白の塗料も必要ですね。これは太陽光による箱内部の温度上昇を防ぐためですので、必ず塗装しなければなりません。屋外木部用艶ありのペイントを使ってください。


金具類は、屋外で使いますから、錆びないステンレス製が適しています。ステンレスは熱伝導が悪いので、金具による観測結果への影響も低く抑えられそうです。


百葉箱の設置方法には色々考えられますが、私が子供時代に作った百葉箱は、下に木製の脚を4本付けて、それを地面に打ち込んだ杭に縛り付けるという原始的な物でした。どのような取り付け方でもいいのですが、より正確な観測結果を得るためには次のような注意が必要ですので、それに適した場所をさがし、その場所に適した固定方法を考えて材料を用意してください。


【百葉箱設置の原則】
・設置場所は、できるだけ風通しの良い、開けた場所とします。
・扉は北向きにします。これは扉を開けた時に直射日光が差し込むと、正しい計測結果が見られなくなるからです。
・下には何らかのグランドカバーとなる植物を植えます。これは地面からの熱の跳ね返りを防ぐためです。四季を通じて緑を保つ草を使ってください。芝生がよく使われます。
・設置する高さは、世界気象機関の規則では地上1.25〜2.0mの範囲とされています。普通のガラス製温度計を使う場合は温度計と目の高さを一致させて読み取る必要がありますから、小さな子供が観測する場合は、安全な踏み台なども用意してください。


実際の製作については、ルーバー部分が一番難しいと思います。私の場合は、最初に木枠を組み立てた後、短冊状に切ったベニヤを45度の角度で差し入れて、枠との接合部分をセメダインコンクリメント(商品名)で固めてしまうという方法を採りました。この接着剤はペースト状で盛り上げて塗りつけることが出来るので、ボテッと盛り上げて塗ってやることで、十分な強度が得られました。本来はコンクリート面への接着用ですが、木材同士もがっちり接着してくれました。


中に入れる計測器類には、
・温度計
・最高最低温度計
・最低温度計
・湿度計
が最低限欲しいですね。


温度計は、ガラス製の場合、本格的な観測用には水銀を感温液とした物が使われます。ですから検定合格品の水銀温度計があれば最高ですが、家庭用の普通の赤い温度計でもいいでしょう。ただし、あまり安い物は精度に疑問があるので使わない方が無難です。後述する湿度計に乾湿式を使うなら、乾球がそのまま温度計になります。

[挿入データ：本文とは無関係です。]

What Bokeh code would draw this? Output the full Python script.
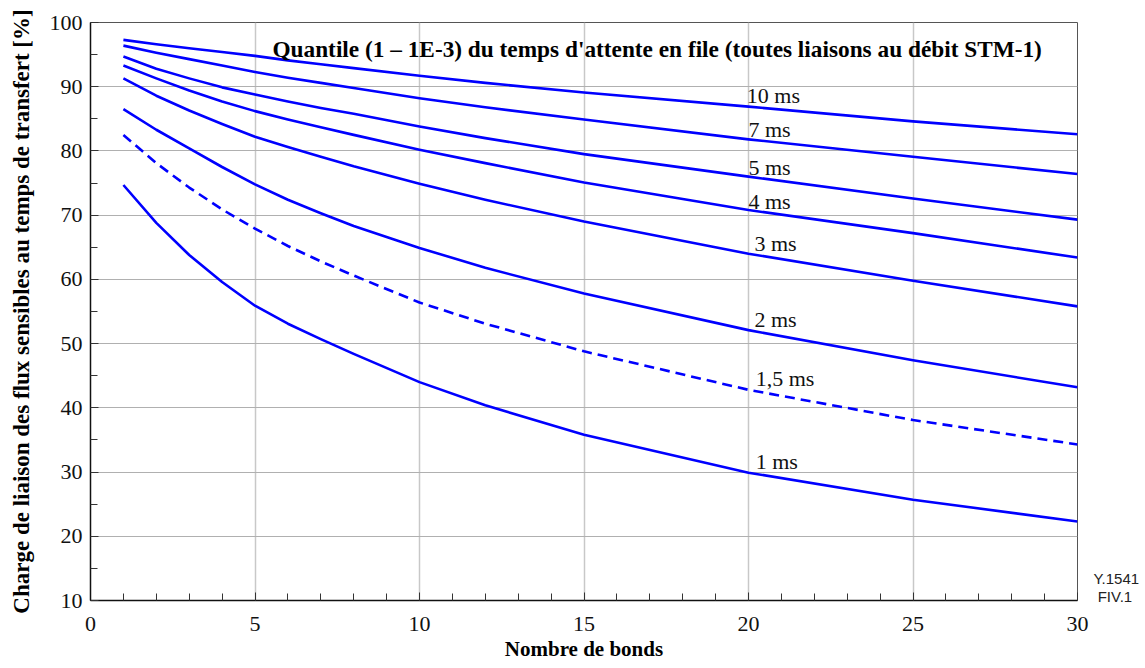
from bokeh.plotting import figure
from bokeh.models import Range1d, FixedTicker, Label, ColumnDataSource, LinearAxis
from bokeh.core.properties import value
from bokeh.embed import file_html
from bokeh.resources import INLINE

# ---- data ----
hops = [1, 2, 3, 4, 5, 6, 7, 8, 10, 12, 15, 20, 25, 30]
load_10ms = [97.3, 96.6, 96.0, 95.4, 94.8, 94.1, 93.5, 92.9, 91.7, 90.6, 89.1, 86.9, 84.6, 82.6]
load_7ms = [96.4, 95.3, 94.3, 93.3, 92.3, 91.4, 90.6, 89.8, 88.2, 86.8, 84.9, 81.8, 79.1, 76.4]
load_5ms = [94.7, 92.8, 91.3, 89.9, 88.8, 87.7, 86.7, 85.8, 83.8, 82.0, 79.5, 76.0, 72.6, 69.3]
load_4ms = [93.3, 91.3, 89.4, 87.7, 86.2, 84.9, 83.7, 82.5, 80.2, 78.1, 75.1, 70.8, 67.2, 63.4]
load_3ms = [91.3, 88.6, 86.3, 84.2, 82.2, 80.6, 79.1, 77.6, 74.9, 72.4, 69.0, 64.0, 59.8, 55.8]
load_2ms = [86.5, 83.3, 80.4, 77.5, 74.8, 72.4, 70.3, 68.3, 64.9, 61.8, 57.8, 52.1, 47.4, 43.2]
load_1_5ms = [82.5, 78.1, 74.3, 70.9, 67.9, 65.2, 62.8, 60.6, 56.4, 53.1, 48.8, 42.8, 38.1, 34.3]
load_1ms = [74.7, 68.8, 63.8, 59.6, 55.9, 53.1, 50.7, 48.4, 44.0, 40.4, 35.8, 29.9, 25.7, 22.3]

curve_labels = ["10 ms", "7 ms", "5 ms", "4 ms", "3 ms", "2 ms", "1,5 ms", "1 ms"]
label_x = [19.95, 20.0, 20.0, 20.0, 20.18, 20.18, 20.22, 20.22]
label_y = [88.7, 83.3, 77.4, 72.1, 65.6, 53.8, 44.5, 31.6]

x_ticks = [0, 5, 10, 15, 20, 25, 30]
x_minor = list(range(1, 30))
y_ticks = [10, 20, 30, 40, 50, 60, 70, 80, 90, 100]
y_minor = [15, 25, 35, 45, 55, 65, 75, 85, 95]

title_text = "Quantile (1 \u2013 1E-3) du temps d'attente en file (toutes liaisons au d\u00e9bit STM-1)"
x_label = "Nombre de bonds"
y_label = "Charge de liaison des flux sensibles au temps de transfert [%]"
ref_ticks = [13.5, 10.55]
ref_texts = ["Y.1541", "\u00a0FIV.1"]

SERIF = "Liberation Serif"
BLUE = "#0000ff"

p = figure(width=1145, height=668, output_backend="svg", toolbar_location=None,
           x_range=Range1d(0, 30), y_range=Range1d(10, 100),
           min_border_left=90, min_border_right=68, min_border_top=22, min_border_bottom=68)
p.background_fill_color = "white"
p.border_fill_color = "white"
p.outline_line_color = "#555555"
p.outline_line_width = 1

# axes
p.xaxis.ticker = FixedTicker(ticks=x_ticks, minor_ticks=x_minor)
p.yaxis.ticker = FixedTicker(ticks=y_ticks, minor_ticks=y_minor)
for ax in (p.xaxis, p.yaxis):
    ax.major_tick_in = 8
    ax.major_tick_out = 0
    ax.minor_tick_in = 7
    ax.minor_tick_out = 0
    ax.major_tick_line_color = "#333333"
    ax.minor_tick_line_color = "#333333"
    ax.axis_line_color = "#111111"
    ax.axis_line_width = 1.5
    ax.major_label_text_font = SERIF
    ax.major_label_text_font_size = "22px"
    ax.major_label_text_color = "#111111"
    ax.axis_label_text_font = SERIF
    ax.axis_label_text_font_style = "bold"
    ax.axis_label_text_color = "black"
p.xaxis.axis_label = x_label
p.yaxis.axis_label = y_label
p.xaxis.axis_label_text_font_size = "21px"
p.yaxis.axis_label_text_font_size = "23px"
p.xaxis.major_label_standoff = 16
p.yaxis.major_label_standoff = 8
p.xaxis.axis_label_standoff = 3
p.yaxis.axis_label_standoff = 13

# reference tag on the right side
ref_axis = LinearAxis(ticker=FixedTicker(ticks=ref_ticks),
                      major_label_overrides={t: s for t, s in zip(ref_ticks, ref_texts)})
ref_axis.axis_line_color = None
ref_axis.major_tick_line_color = None
ref_axis.minor_tick_line_color = None
ref_axis.major_tick_in = 0
ref_axis.major_tick_out = 0
ref_axis.major_label_standoff = 16
ref_axis.major_label_text_font = "Liberation Sans"
ref_axis.major_label_text_font_size = "15px"
ref_axis.major_label_text_color = "#222222"
p.add_layout(ref_axis, "right")

p.xgrid.grid_line_color = "#c8c8c8"
p.xgrid.grid_line_width = 1.5
p.ygrid.grid_line_color = "#b0b0b0"
p.ygrid.grid_line_width = 1

series = [load_10ms, load_7ms, load_5ms, load_4ms, load_3ms, load_2ms, load_1_5ms, load_1ms]
for i, ys in enumerate(series):
    dash = "10 6" if curve_labels[i] == "1,5 ms" else "solid"
    p.line(hops, ys, line_color=BLUE, line_width=2.6, line_dash=dash, line_join="round")

src = ColumnDataSource(dict(x=label_x, y=label_y, t=curve_labels))
p.text(x="x", y="y", text="t", source=src, text_font=value(SERIF), text_font_size="22px",
       text_color="#111111", text_baseline="alphabetic", text_align="left")

p.add_layout(Label(x=5.53, y=95.95, text=title_text, text_font=SERIF, text_font_style="bold",
                   text_font_size="23.3px", text_color="black", text_baseline="alphabetic"))

open("out.html", "w").write(file_html(p, INLINE))
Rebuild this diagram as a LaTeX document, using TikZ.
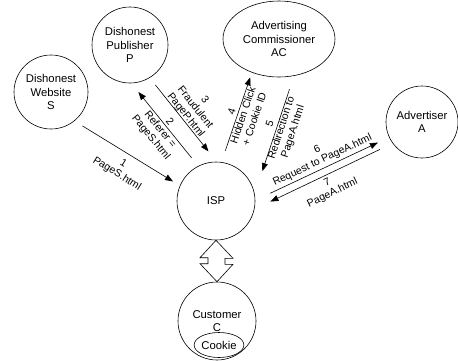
\documentclass[tikz,border=0pt]{standalone}
\usepackage{fontspec}
\setmainfont{Liberation Sans}
\usetikzlibrary{shapes.geometric,arrows.meta}

\tikzset{
  party/.style={circle, draw, line width=0.6pt, minimum size=78pt, inner sep=0pt,
    align=center, font=\fontsize{11.3}{13.3}\selectfont},
  msg/.style={-{Triangle[length=8pt,width=6pt]}, line width=0.6pt},
  msglabel/.style={align=center, inner sep=0pt, font=\fontsize{10.5}{12}\selectfont}
}

\begin{document}
\begin{tikzpicture}[x=1pt,y=-1pt]
\useasboundingbox (0,0) rectangle (458,360);

% parties
\node[party, minimum size=74pt] (site) at (51,92) {Dishonest\\Website\\S};
\node[party, minimum size=76pt] (pub) at (130,45) {Dishonest\\Publisher\\P};
\node[party, ellipse, minimum width=112pt, minimum height=76pt] (ac) at (279,39) {Advertising\\Commissioner\\AC};
\node[party, minimum size=72pt] (adv) at (422,122) {Advertiser\\A};
\node[party] (isp) at (216,201) {ISP};
\node[party] (cust) at (217,321) {Customer\\C};
\node[party, ellipse, minimum width=48pt, minimum height=25pt] (cookie) at (219,345) {Cookie};

% messages
\draw[msg, shorten <=9.5pt, shorten >=8pt] (site.-51.7) -- (isp.157.8);
\draw[msg, shorten <=10.3pt, shorten >=11.2pt] (isp.117.3) -- (pub.-88);
\draw[msg, shorten <=9.2pt, shorten >=13.2pt] (pub.-59.6) -- (isp.89.7);
\draw[msg, shorten <=12pt, shorten >=5.1pt] (isp.82.4) -- (ac.-129.5);
\draw[msg, shorten <=14pt, shorten >=24.3pt] (ac.-68.6) -- (isp.10.2);
\draw[msg, shorten <=16.6pt, shorten >=12.3pt] (isp.1.3) -- (adv.-155.8);
\draw[msg, shorten <=14.1pt, shorten >=17.7pt] (adv.-144.5) -- (isp.-12.9);

\node[msglabel, rotate=-31.6] (l1) at (120,169) {1\\PageS.html};
\node[msglabel, rotate=-51] (l2) at (160,130) {2\\Referer =\\PageS.html};
\node[msglabel, rotate=-51.5] (l3) at (195,108) {3\\Fraudulent\\PageP.html};
\node[msglabel, rotate=71.3] (l4) at (243,115) {4\\Hidden Click\\+ Cookie ID};
\node[msglabel, rotate=72] (l5) at (282,128) {5\\Redirection to\\PageA.html};
\node[msglabel, rotate=25.3] (l6) at (320,155) {6\\Request to PageA.html};
\node[msglabel, rotate=25.7] (l7) at (330,188) {7\\PageA.html};

% ISP <-> customer
\draw[line width=0.6pt] (isp.south) -- ++(17,18) -- ++(-8,0) -- ++(0,6) -- ++(8,0)
  -- (cust.north) -- ++(-17,-18) -- ++(8,0) -- ++(0,-6) -- ++(-8,0) -- cycle;

\end{tikzpicture}
\end{document}
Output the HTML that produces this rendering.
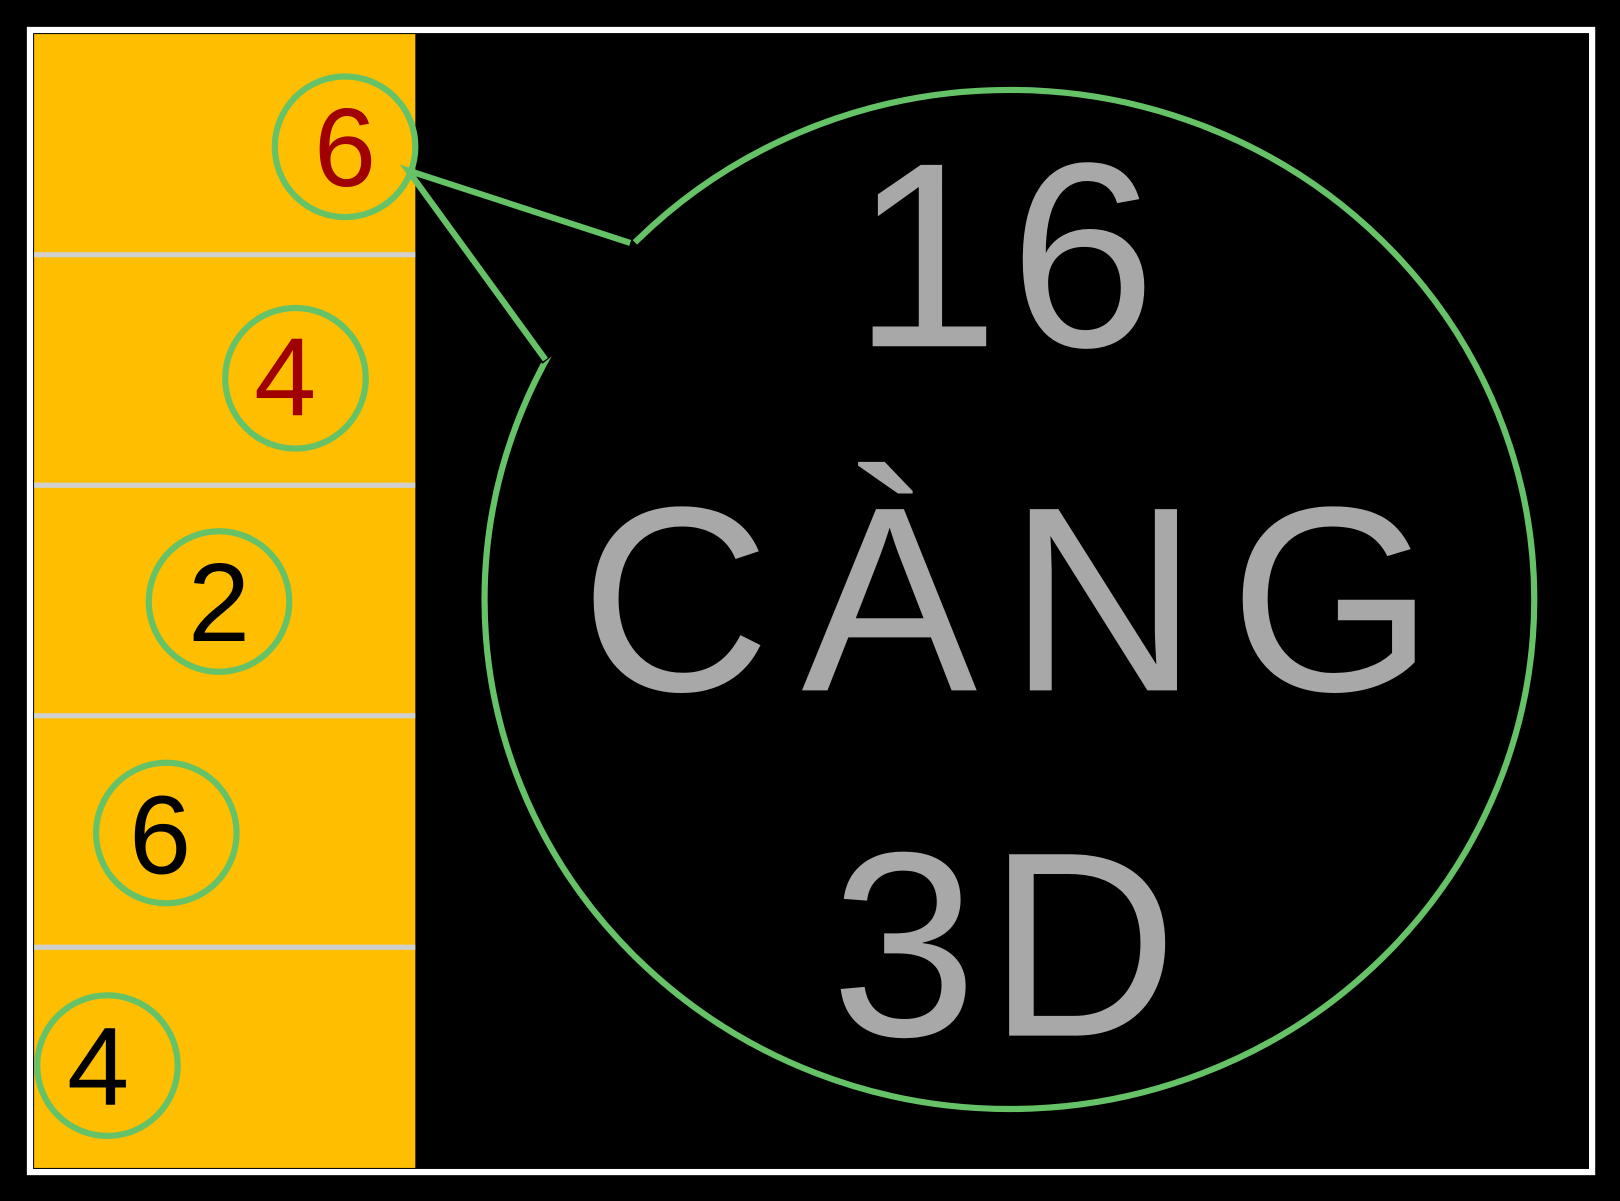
<!DOCTYPE html>
<html><head><meta charset="utf-8"><style>html,body{margin:0;padding:0;background:#000;}svg{display:block}</style></head>
<body>
<svg width="1620" height="1201" viewBox="0 0 1568 1162" preserveAspectRatio="none" xmlns="http://www.w3.org/2000/svg">
<rect x="0" y="0" width="1568" height="1162" fill="#000"/>
<rect x="29" y="29" width="1512" height="1105" fill="#000" stroke="#fff" stroke-width="6"/>
<rect x="33" y="33" width="369" height="1097" fill="#ffbe00"/>
<g fill="#d0d0d0">
<rect x="33" y="244" width="369" height="5"/>
<rect x="33" y="467" width="369" height="5"/>
<rect x="33" y="690" width="369" height="5"/>
<rect x="33" y="914" width="369" height="5"/>
</g>
<g fill="none" stroke="#66c266" stroke-width="6">
<circle cx="334" cy="142" r="68"/>
<circle cx="286" cy="366" r="68"/>
<circle cx="212" cy="582" r="68"/>
<circle cx="161" cy="806" r="68"/>
<circle cx="104" cy="1031" r="68"/>
<ellipse cx="977" cy="580" rx="508" ry="493"/>
</g>
<polygon points="612,232 395,165 525,352 540,340 622,242" fill="#000"/>
<polyline points="610,235 395,165 528,348" fill="none" stroke="#66c266" stroke-width="6" stroke-linejoin="miter"/>
<g font-family="Liberation Sans, sans-serif" font-size="108" text-anchor="middle">
<text x="334" y="180" fill="#a00000">6</text>
<text x="276" y="402" fill="#a00000">4</text>
<text x="212" y="620" fill="#000">2</text>
<text x="155" y="845" fill="#000">6</text>
<text x="95" y="1069" fill="#000">4</text>
</g>
<g font-family="Liberation Sans, sans-serif" font-size="255" fill="#a8a8a8" text-anchor="middle">
<text x="977" y="335" letter-spacing="10">16</text>
<text x="990" y="668" letter-spacing="30">CÀNG</text>
<text x="977" y="1002" letter-spacing="10">3D</text>
</g>
</svg>
</body></html>
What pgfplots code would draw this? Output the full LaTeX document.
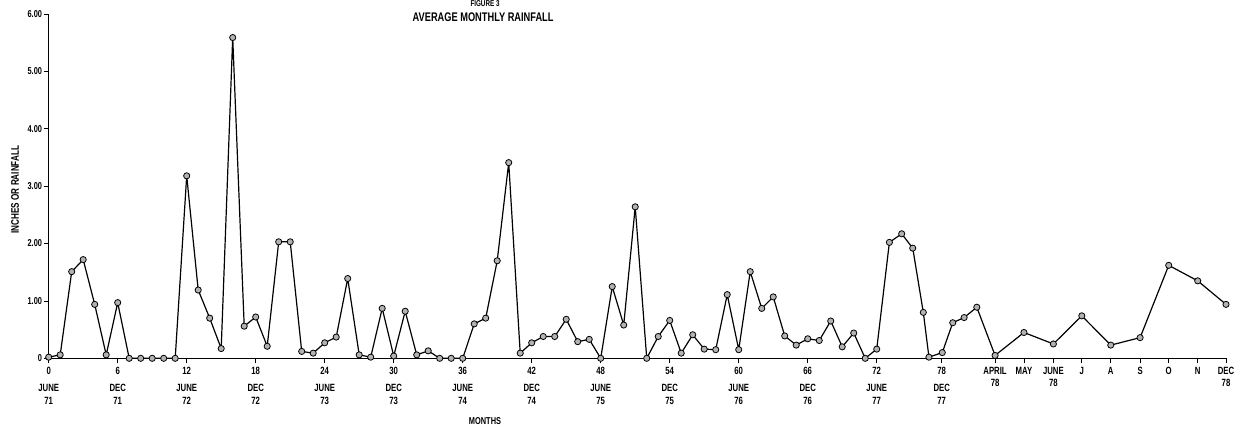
\documentclass[border=0pt]{standalone}
\usepackage{fontspec}
\setmainfont{Liberation Sans}[FakeStretch=0.74]
\usepackage{pgfplots}
\pgfplotsset{compat=1.18}
\pgfplotstableread{
x y
0 0.02
1 0.06
2 1.51
3 1.72
4 0.94
5 0.06
6 0.97
7 0
8 0
9 0
10 0
11 0
12 3.18
13 1.19
14 0.70
15 0.17
16 5.59
17 0.56
18 0.72
19 0.21
20 2.03
21 2.03
22 0.12
23 0.09
24 0.27
25 0.37
26 1.39
27 0.06
28 0.02
29 0.87
30 0.04
31 0.82
32 0.06
33 0.13
34 0
35 0
36 0
37 0.60
38 0.70
39 1.70
40 3.41
41 0.09
42 0.27
43 0.38
44 0.38
45 0.68
46 0.29
47 0.33
48 0
49 1.25
50 0.58
51 2.64
52 0
53 0.38
54 0.66
55 0.09
56 0.41
57 0.16
58 0.15
59 1.11
60 0.15
61 1.51
62 0.87
63 1.07
64 0.39
65 0.23
66 0.34
67 0.31
68 0.65
69 0.20
70 0.44
71 0
72 0.16
73.1 2.02
74.17 2.17
75.13 1.92
76.05 0.80
76.54 0.02
77.7 0.10
78.61 0.62
79.6 0.71
80.7 0.89
82.29 0.05
84.8 0.45
87.36 0.25
89.83 0.74
92.35 0.23
94.9 0.36
97.39 1.62
99.91 1.35
102.37 0.94
}\rain
\begin{document}
\begin{tikzpicture}[x=1pt,y=1pt]
\begin{axis}[
  at={(48.7pt,70.7pt)}, anchor=south west,
  scale only axis, width=1177.3pt, height=344.3pt,
  xmin=0, xmax=102.37, ymin=0, ymax=6,
  axis x line=bottom, axis y line=left,
  axis line style={-, line width=1pt, black},
  tick align=outside, major tick length=5pt,
  tick style={black, line width=0.8pt},
  clip=false,
  ytick={0,1,2,3,4,5,6},
  yticklabels={0,1.00,2.00,3.00,4.00,5.00,6.00},
  yticklabel style={font=\bfseries\fontsize{10}{11}\selectfont, inner sep=1.5pt},
  xtick={0,6,12,18,24,30,36,42,48,54,60,66,72,77.65,82.29,84.8,87.36,89.83,92.35,94.9,97.39,99.91,102.37},
  xticklabels={
    {0\\[5pt]JUNE\\71},{6\\[5pt]DEC\\71},{12\\[5pt]JUNE\\72},{18\\[5pt]DEC\\72},
    {24\\[5pt]JUNE\\73},{30\\[5pt]DEC\\73},{36\\[5pt]JUNE\\74},{42\\[5pt]DEC\\74},
    {48\\[5pt]JUNE\\75},{54\\[5pt]DEC\\75},{60\\[5pt]JUNE\\76},{66\\[5pt]DEC\\76},
    {72\\[5pt]JUNE\\77},{78\\[5pt]DEC\\77},
    {APRIL\\78},{MAY},{JUNE\\78},{J},{A},{S},{O},{N},{DEC\\78}},
  xticklabel style={align=center, anchor=north, inner sep=2pt, yshift=-1.5pt,
    font=\bfseries\fontsize{10.5}{12.5}\selectfont},
  title={AVERAGE MONTHLY RAINFALL},
  title style={at={(axis description cs:0.369,0.974)}, anchor=center,
    font=\bfseries\fontsize{12.5}{14}\selectfont},
  xlabel={MONTHS},
  xlabel style={at={(axis description cs:0.3706,-0.181)}, anchor=center,
    font=\bfseries\fontsize{10}{11}\selectfont},
  ylabel={INCHES OR RAINFALL},
  ylabel style={at={(axis description cs:-0.0286,0.49)}, anchor=center, rotate=0,
    font=\bfseries\fontsize{11}{12}\selectfont},
]
\addplot[black, line width=1.2pt, mark=*, mark size=3.1pt,
  mark options={fill=gray!60, draw=black, line width=0.8pt}] table[x=x,y=y] {\rain};
\node[font=\bfseries\fontsize{8.5}{10}\selectfont, anchor=north, inner sep=0.5pt] at (axis description cs:0.3706,1.0406) {FIGURE 3};
\end{axis}
\pgfresetboundingbox
\path[use as bounding box] (0,0) rectangle (1242,429);
\end{tikzpicture}
\end{document}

最高温度計は、温度が下がっても最高点の示度を保持する温度計です。水銀式体温計と同じような構造の物や、水銀が可動式の小片を押し上げていく構造をした物などがあります。最低温度計はその逆です。


湿度計は、乾湿式湿度計が精度が高くお勧めですが、湿度の読み取りには計算や算出表が必要ですし、湿球の管理も面倒なので、メーターの針で湿度が直読出来る家庭用の湿度計でもいいでしょう。ただし、毛髪やその他の繊維の伸縮で湿度を測る伸縮式湿度計は、精度の良い物でも5%程度の誤差は当たり前なので、そう思って使うようにしてください。


こうした百葉箱を親子で作って設置したら、イエがちょっとした「地域気象観測所」になりますね。最近は、学校でも百葉箱のない所が増えてきました。有る所でも、ほとんど活用されていないケースが多々あるようで、壊れかけた百葉箱がそのままになっているのも見かけます。気象観測の方法や機器が変わったこともあるでしょうが、学校施設の場合は、子供の科学離れも影響している気がしてなりません。百葉箱というアイテムで、イエに科学する楽しさを。お父さんお母さんも日々のブログにその日の最高最低気温や湿度などを書き続けていったら、きっと楽しいと思います。